Work to do
Retype the data exactly, from its first line to the line containing "y_ticks = [72, 73, 74, 75, 76, 77, 78]", including both, and skip any picture.

>>>>>

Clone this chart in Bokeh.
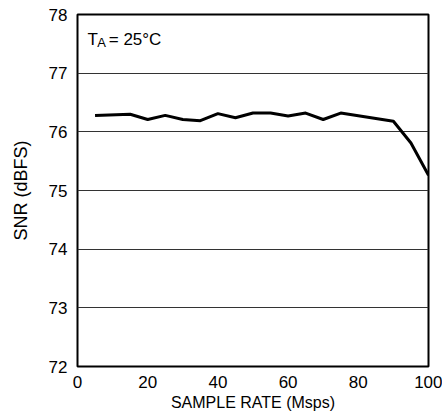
from bokeh.plotting import figure
from bokeh.models import Range1d, FixedTicker, Label
from bokeh.embed import file_html
from bokeh.resources import INLINE

# Data
sample_rate = [5, 15, 20, 25, 30, 35, 40, 45, 50, 55, 60, 65, 70, 75, 90, 95, 100]
snr = [76.28, 76.30, 76.21, 76.28, 76.21, 76.19, 76.31, 76.24, 76.32, 76.32,
       76.27, 76.32, 76.21, 76.32, 76.18, 75.81, 75.26]
x_ticks = [0, 20, 40, 60, 80, 100]
y_ticks = [72, 73, 74, 75, 76, 77, 78]

FONT = "Liberation Sans"

p = figure(width=442, height=420, output_backend="svg", toolbar_location=None,
           x_range=Range1d(0, 100), y_range=Range1d(72, 78),
           min_border_left=77, min_border_right=14, min_border_top=14,
           min_border_bottom=54)

p.line(sample_rate, snr, line_color="black", line_width=3, line_join="round")

p.xaxis.ticker = FixedTicker(ticks=x_ticks)
p.yaxis.ticker = FixedTicker(ticks=y_ticks)
p.xgrid.grid_line_color = None
p.ygrid.grid_line_color = "#333333"
p.ygrid.grid_line_width = 1

for ax in (p.xaxis, p.yaxis):
    ax.axis_line_color = None
    ax.major_tick_line_color = None
    ax.minor_tick_line_color = None
    ax.major_tick_out = 0
    ax.major_tick_in = 0
    ax.major_label_text_font = FONT
    ax.major_label_text_font_size = "17px"
    ax.major_label_text_color = "black"
    ax.axis_label_text_font = FONT
    ax.axis_label_text_font_style = "normal"
    ax.axis_label_text_color = "black"

p.xaxis.axis_label = "SAMPLE RATE (Msps)"
p.yaxis.axis_label = "SNR (dBFS)"
p.xaxis.axis_label_text_font_size = "16px"
p.yaxis.axis_label_text_font_size = "18px"
p.xaxis.major_label_standoff = 9
p.yaxis.major_label_standoff = 10
p.xaxis.axis_label_standoff = 3
p.yaxis.axis_label_standoff = 15

p.outline_line_color = "black"
p.outline_line_width = 2
p.outline_line_alpha = 1

p.add_layout(Label(x=2.85, y=77.574, text="T", text_font=FONT, text_font_size="17px",
                   text_color="black", text_baseline="alphabetic"))
p.add_layout(Label(x=5.6, y=77.52, text="A", text_font=FONT, text_font_size="13px",
                   text_color="black", text_baseline="alphabetic"))
p.add_layout(Label(x=8.9, y=77.574, text="= 25°C", text_font=FONT, text_font_size="17px",
                   text_color="black", text_baseline="alphabetic"))

open("out.html", "w").write(file_html(p, INLINE))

<<<<<

Exercise answer
Clone this chart in Bokeh.
from bokeh.plotting import figure
from bokeh.models import Range1d, FixedTicker, Label
from bokeh.embed import file_html
from bokeh.resources import INLINE

# Data
sample_rate = [5, 15, 20, 25, 30, 35, 40, 45, 50, 55, 60, 65, 70, 75, 90, 95, 100]
snr = [76.28, 76.30, 76.21, 76.28, 76.21, 76.19, 76.31, 76.24, 76.32, 76.32,
       76.27, 76.32, 76.21, 76.32, 76.18, 75.81, 75.26]
x_ticks = [0, 20, 40, 60, 80, 100]
y_ticks = [72, 73, 74, 75, 76, 77, 78]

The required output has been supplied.